CHICAGO — Awareness of medical malpractice lawsuits is the first step toward protecting against them, according to an attorney familiar with medical litigation.
Even outstanding clinical skills do not guarantee protection from litigation, Patricia S. Kocour, J.D., said at the annual meeting of the Society of Obstetric Anesthesia and Perinatology. This means that obstetric anesthesiologists, and all physicians for that matter, need to develop their legal acumen. “I represent a lot of good doctors, and I also have a lot of cases, which tells you that becoming a good doctor doesn't prevent malpractice [lawsuits],” said Ms. Kocour, an attorney with Swanson, Martin, & Bell LLP, Chicago, who participated in a panel on legal issues in obstetric anesthesia.
Copanelist William B. Bower, J.D., echoed Ms. Kocour's assertion. “Simply by standing in the labor-and-delivery suite, you've put yourself in high stakes,” said Mr. Bower, who is executive director of claims and litigation at Northwestern Memorial Hospital, Chicago.
He advocated robust incident reporting and ongoing quality management aimed at reducing preventable adverse events as one of the most effective approaches for decreasing liability exposure.
Ms. Kocour said that physicians can lessen their legal exposure by focusing on the delivery of medical care consistent with or better than that of other physicians in their field, educating their patients, and documenting everything they do.
Patients sue physicians for real or perceived mismanagement, undesirable outcomes, unexpected outcomes, real or perceived inability to get answers to questions, and the need for financial resources to manage catastrophic outcomes.
To ward off litigation, she advised doctors to make sure patients understand them and ask if all of their questions have been answered; talk to patients at eye level and sit next to them when explaining a procedure or providing information about care; and make sure patients know of potential adverse outcomes. “Patients who've been informed are less likely to complain later,” she said.

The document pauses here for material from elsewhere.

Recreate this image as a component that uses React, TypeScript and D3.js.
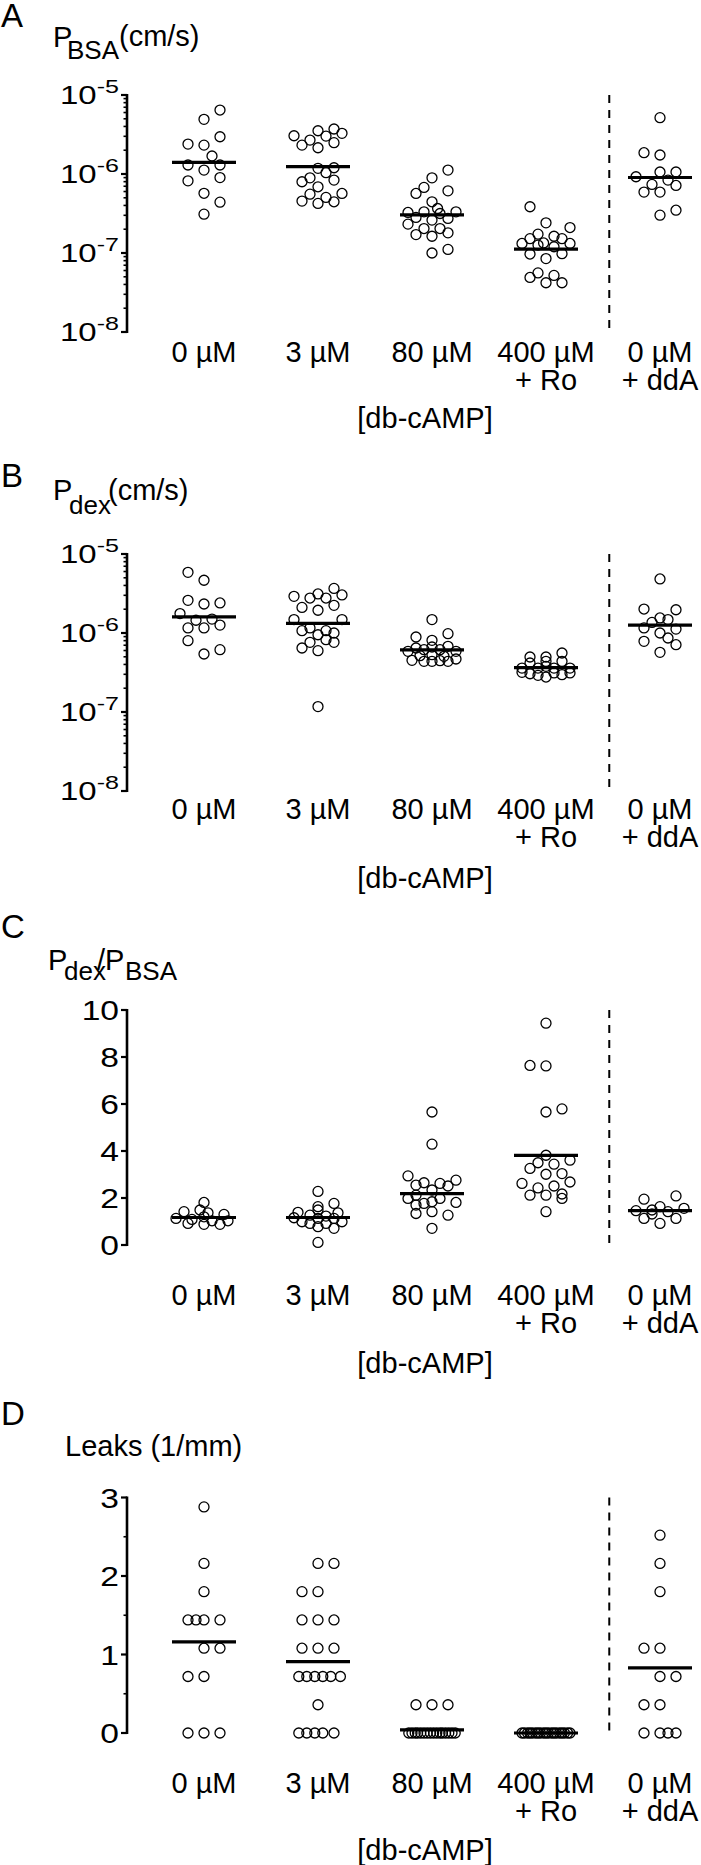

Ms. Kocour stressed the importance of open communication and willingness to answer a patient's questions promptly in the event of an undesirable outcome. When patients have trouble getting answers from their physicians, they are more likely to go to an attorney to get the answers they need.
She also emphasized the value of good documentation. “My best tool is the medical record,” she said. “If the record documents who was there, what happened, and when, it makes my job much easier.”
Mr. Bower highlighted the importance of disclosure, transparency, and expectation management in the event of an adverse outcome.
Prevention is key in this regard, he said. “By the time it comes to [a lawyer], you're trying to limit exposure after the horse is out of the barn.”
A physician's willingness to meet with a patient and spend time explaining everything that happened can go a long way toward preventing litigation, he said.
Ms. Kocour touched on ways physicians may become involved in litigation other than as defendants. She encouraged physicians to serve as expert witnesses if given the opportunity. “We can't defend these cases without experts,” she said.
Involvement as a fact witness generally means the physician's care is not an issue in the lawsuit, she said. However, physicians who are asked to serve in this capacity should take their involvement seriously and contact the lawyer at their institutions to protect themselves against a future lawsuit.